__Work to do__: Give again, verbatim, the lines between the line that contains "Reproduce this diagram with TikZ." and the line that contains "(0,0) rectangle (1207,929);", counting both ends. Pictures are excluded from the copy.

__Material shown__:

____________________

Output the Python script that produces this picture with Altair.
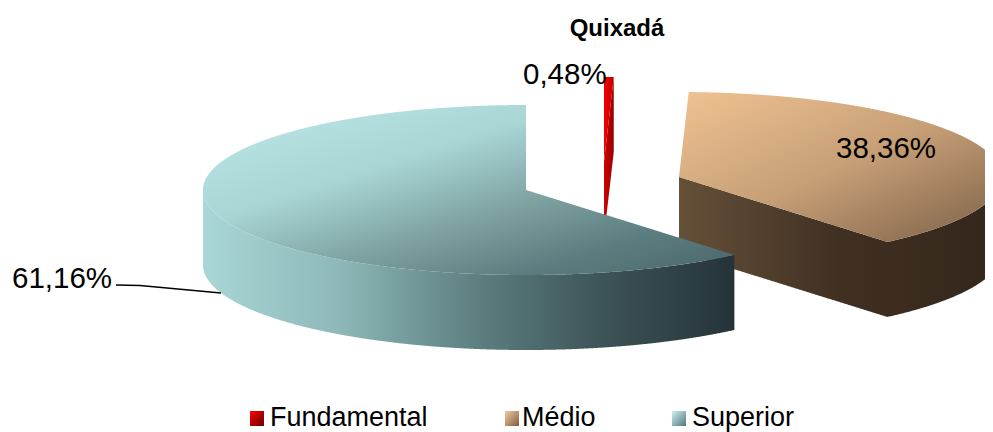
import numpy as np
import pandas as pd
import altair as alt

categories = ["Fundamental", "Médio", "Superior"]
shares = [0.48, 38.36, 61.16]
label_texts = ["0,48%", "38,36%", "61,16%"]
title_text = "Quixadá"

FONT = "Liberation Sans"
RX, RY, DEPTH = 323.0, 85.0, 75.0
X_DOM = [8, 985]
Y_DOM = [432, 8]
x_s = alt.Scale(domain=X_DOM)
y_s = alt.Scale(domain=Y_DOM)


def grad(stops, x1, y1, x2, y2):
    return alt.Gradient(
        gradient="linear",
        stops=[alt.GradientStop(color=c, offset=o) for o, c in stops],
        x1=x1, y1=y1, x2=x2, y2=y2,
    )


def pt(c, t):
    return (c[0] + RX * np.sin(t), c[1] - RY * np.cos(t))


def arc(c, a, b, n=240):
    return [pt(c, t) for t in np.linspace(a, b, n)]


def to_band(poly):
    """Turn a simple polygon into x / upper / lower columns of an area."""
    p = np.array(poly)
    q = np.roll(p, -1, axis=0)
    xs = np.unique(np.concatenate([
        np.arange(np.ceil(p[:, 0].min()), p[:, 0].max(), 1.0),
        p[:, 0] + 0.001, p[:, 0] - 0.001,
    ]))
    xs = xs[(xs >= p[:, 0].min()) & (xs <= p[:, 0].max())]
    rows = []
    for x in xs:
        m = ((p[:, 0] <= x) & (q[:, 0] > x)) | ((q[:, 0] <= x) & (p[:, 0] > x))
        if not m.any():
            continue
        ys = p[m, 1] + (x - p[m, 0]) / (q[m, 0] - p[m, 0]) * (q[m, 1] - p[m, 1])
        rows.append((x, ys.min(), ys.max()))
    return pd.DataFrame(rows, columns=["x", "y", "y2"])


def area(poly, fill):
    return alt.Chart(to_band(poly)).mark_area(color=fill, clip=True, line=False, interpolate="linear").encode(
        x=alt.X("x:Q", scale=x_s, axis=None),
        y=alt.Y("y:Q", scale=y_s, axis=None),
        y2="y2:Q",
    )


edges = 2 * np.pi * np.cumsum([0] + shares) / 100.0
c_fund, c_med, c_sup = (604.0, 162.0), (679.0, 177.0), (526.0, 190.0)

layers = []

# Fundamental
a, b = edges[0], edges[1]
tip = pt(c_fund, b)
layers.append(area([c_fund, tip, (tip[0], tip[1] + DEPTH), (c_fund[0], c_fund[1] + DEPTH)],
                   grad([(0, "#d00000"), (1, "#960000")], 0, 0, 1, 0)))
layers.append(area([c_fund] + arc(c_fund, a, b, 8),
                   grad([(0, "#f20000"), (1, "#c80000")], 0, 0, 1, 0)))

# Médio
a, b = edges[1], edges[2]
top_arc = arc(c_med, a, b)
right = arc(c_med, b, np.pi / 2)
wall = [c_med] + [(x, y) for x, y in right] + [(x, y + DEPTH) for x, y in right[::-1]] + [(c_med[0], c_med[1] + DEPTH)]
layers.append(area(wall, grad([(0, "#655039"), (0.5, "#403022"), (1, "#33261b")], 0, 0, 1, 0)))
layers.append(area([c_med] + top_arc,
                   grad([(0, "#f0c293"), (0.5, "#c79f76"), (1, "#7a5f47")], 0, 0, 1, 1)))

# Superior
a, b = edges[2], edges[3]
front = arc(c_sup, a, 1.5 * np.pi)
wall = front + [(x, y + DEPTH) for x, y in front[::-1]]
layers.append(area(wall, grad([(0, "#a9d6d6"), (0.25, "#8fb9ba"), (0.5, "#5f8283"), (0.75, "#3d5457"), (1, "#253338")], 0, 0, 1, 0)))
layers.append(area([c_sup] + arc(c_sup, a, b),
                   grad([(0, "#bde9e9"), (0.35, "#a9d5d5"), (0.6, "#7da0a0"), (0.8, "#5c7d7f"), (1, "#4a666a")], 0, 0, 1, 1)))

# Leader line for the largest slice
leader = pd.DataFrame({"x": [116, 140, 221], "y": [285, 285.5, 293]})
layers.append(alt.Chart(leader).mark_line(color="#000000", strokeWidth=1.6).encode(
    x=alt.X("x:Q", scale=x_s, axis=None), y=alt.Y("y:Q", scale=y_s, axis=None)))

# Data labels
lab = pd.DataFrame({"t": label_texts, "x": [523, 836, 12], "y": [84, 158, 288]})
layers.append(alt.Chart(lab).mark_text(font=FONT, fontSize=29.5, align="left", baseline="alphabetic", color="#000000").encode(
    x=alt.X("x:Q", scale=x_s, axis=None), y=alt.Y("y:Q", scale=y_s, axis=None), text="t:N"))

# Title
ttl = pd.DataFrame({"t": [title_text], "x": [617], "y": [36]})
layers.append(alt.Chart(ttl).mark_text(font=FONT, fontSize=24, fontWeight="bold", align="center", baseline="alphabetic", color="#000000").encode(
    x=alt.X("x:Q", scale=x_s, axis=None), y=alt.Y("y:Q", scale=y_s, axis=None), text="t:N"))

# Legend
swatches = [
    (250, 264, grad([(0, "#ff0000"), (1, "#6a0000")], 0, 0, 1, 1)),
    (505, 519, grad([(0, "#f5c89a"), (1, "#7a5f47")], 0, 0, 1, 1)),
    (672, 686, grad([(0, "#c8f3f3"), (1, "#55767a")], 0, 0, 1, 1)),
]
for x0, x1, g in swatches:
    d = pd.DataFrame({"x": [x0], "x2": [x1], "y": [411], "y2": [426]})
    layers.append(alt.Chart(d).mark_rect(color=g).encode(
        x=alt.X("x:Q", scale=x_s, axis=None), x2="x2:Q",
        y=alt.Y("y:Q", scale=y_s, axis=None), y2="y2:Q"))
leg = pd.DataFrame({"t": categories, "x": [270, 522, 692], "y": [426, 426, 426]})
layers.append(alt.Chart(leg).mark_text(font=FONT, fontSize=27, align="left", baseline="alphabetic", color="#000000").encode(
    x=alt.X("x:Q", scale=x_s, axis=None), y=alt.Y("y:Q", scale=y_s, axis=None), text="t:N"))

chart = alt.layer(*layers).properties(width=977, height=424, padding=0, autosize=alt.AutoSizeParams(type="none")).configure_view(stroke=None)
chart.save("out.html", embed_options={"renderer": "svg", "actions": False})
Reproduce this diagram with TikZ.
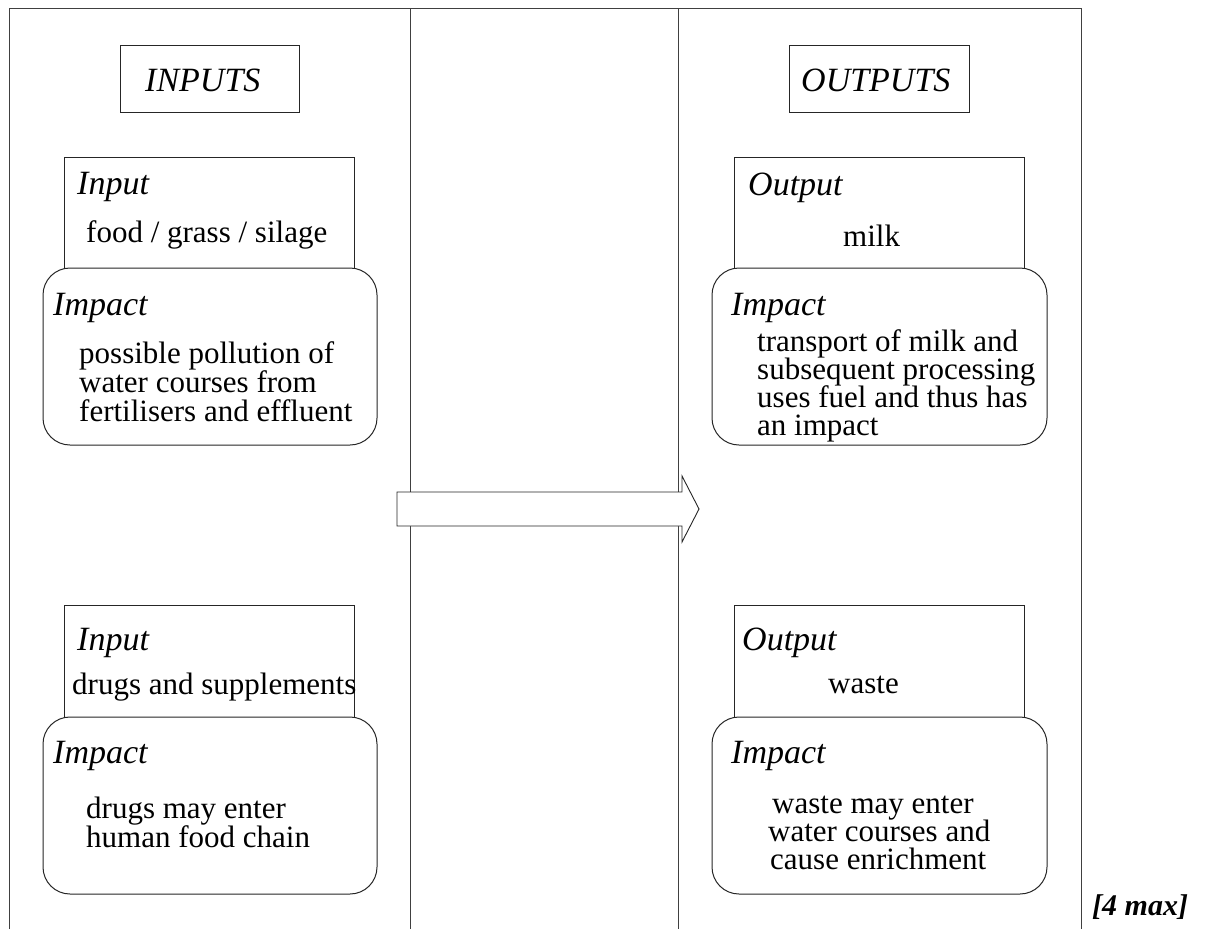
\documentclass[tikz,border=0pt]{standalone}
\usepackage{fontspec}
\setmainfont{Liberation Serif}
\begin{document}
\begin{tikzpicture}[x=1pt,y=-1pt,
  frame/.style={draw=black!75,line width=1pt},
  boxline/.style={draw=black!85,line width=1pt,fill=white},
  impactbox/.style={boxline,rounded corners=27pt},
  txt/.style={inner sep=0pt,anchor=base west,font=\fontsize{31}{31}\selectfont},
  ital/.style={txt,font=\fontsize{34}{34}\selectfont\itshape},
  head/.style={txt,font=\fontsize{34}{34}\selectfont\itshape},
  marks/.style={txt,font=\fontsize{30}{30}\selectfont\bfseries\itshape}]
\useasboundingbox (0,0) rectangle (1207,929);

% column frame, open at the bottom
\coordinate (tl) at (9,8);
\coordinate (tr) at (1081,8);
\coordinate (bl) at (9,929);
\coordinate (br) at (1081,929);
\coordinate (c1t) at (410,8);
\coordinate (c1b) at (410,929);
\coordinate (c2t) at (678,8);
\coordinate (c2b) at (678,929);
\draw[frame] (bl) -- (tl) -- (tr) -- (br);
\draw[frame] (c1t) -- (c1b);
\draw[frame] (c2t) -- (c2b);

% column headings
\draw[boxline] (120,45) rectangle (299,112);
\node[head] (inputs) at (145,91) {INPUTS};
\draw[boxline] (789,45) rectangle (969,112);
\node[head] (outputs) at (801,91) {OUTPUTS};

% ---- first input and its impact
\draw[boxline] (64,157) rectangle (354,268);
\node[ital] (in1) at (77,194) {Input};
\node[txt] (in1t) at (86,242) {food / grass / silage};
\draw[impactbox] (43,268) rectangle (377,445);
\node[ital] (im1) at (53,315) {Impact};
\node[txt] (im1a) at (79,363) {possible pollution of};
\node[txt] (im1b) at (79,392) {water courses from};
\node[txt] (im1c) at (79,421) {fertilisers and effluent};

% ---- first output and its impact
\draw[boxline] (734,157) rectangle (1024,268);
\node[ital] (out1) at (748,195) {Output};
\node[txt] (out1t) at (843,246) {milk};
\draw[impactbox] (712,268) rectangle (1047,445);
\node[ital] (im2) at (731,315) {Impact};
\node[txt] (im2a) at (757,351) {transport of milk and};
\node[txt] (im2b) at (757,379) {subsequent processing};
\node[txt] (im2c) at (757,407) {uses fuel and thus has};
\node[txt] (im2d) at (757,435) {an impact};

% ---- second input and its impact
\draw[boxline] (64,605) rectangle (354,717);
\node[ital] (in2) at (77,650) {Input};
\node[txt] (in2t) at (72,694) {drugs and supplements};
\draw[impactbox] (43,717) rectangle (377,894);
\node[ital] (im3) at (53,763) {Impact};
\node[txt] (im3a) at (86,818) {drugs may enter};
\node[txt] (im3b) at (86,847) {human food chain};

% ---- second output and its impact
\draw[boxline] (734,605) rectangle (1024,717);
\node[ital] (out2) at (742,650) {Output};
\node[txt] (out2t) at (828,693) {waste};
\draw[impactbox] (712,717) rectangle (1047,894);
\node[ital] (im4) at (731,763) {Impact};
\node[txt] (im4a) at (772,813) {waste may enter};
\node[txt] (im4b) at (768,841) {water courses and};
\node[txt] (im4c) at (770,869) {cause enrichment};

% block arrow from inputs to outputs
\draw[boxline,line width=0.9pt] (397,492) -- (682,492) -- (682,476) -- (699,509)
  -- (682,542) -- (682,526) -- (397,526) -- cycle;

\node[marks] (mx) at (1092,915) {[4 max]};
\end{tikzpicture}
\end{document}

____________________

__Problem solution__:
Reproduce this diagram with TikZ.
\documentclass[tikz,border=0pt]{standalone}
\usepackage{fontspec}
\setmainfont{Liberation Serif}
\begin{document}
\begin{tikzpicture}[x=1pt,y=-1pt,
  frame/.style={draw=black!75,line width=1pt},
  boxline/.style={draw=black!85,line width=1pt,fill=white},
  impactbox/.style={boxline,rounded corners=27pt},
  txt/.style={inner sep=0pt,anchor=base west,font=\fontsize{31}{31}\selectfont},
  ital/.style={txt,font=\fontsize{34}{34}\selectfont\itshape},
  head/.style={txt,font=\fontsize{34}{34}\selectfont\itshape},
  marks/.style={txt,font=\fontsize{30}{30}\selectfont\bfseries\itshape}]
\useasboundingbox (0,0) rectangle (1207,929);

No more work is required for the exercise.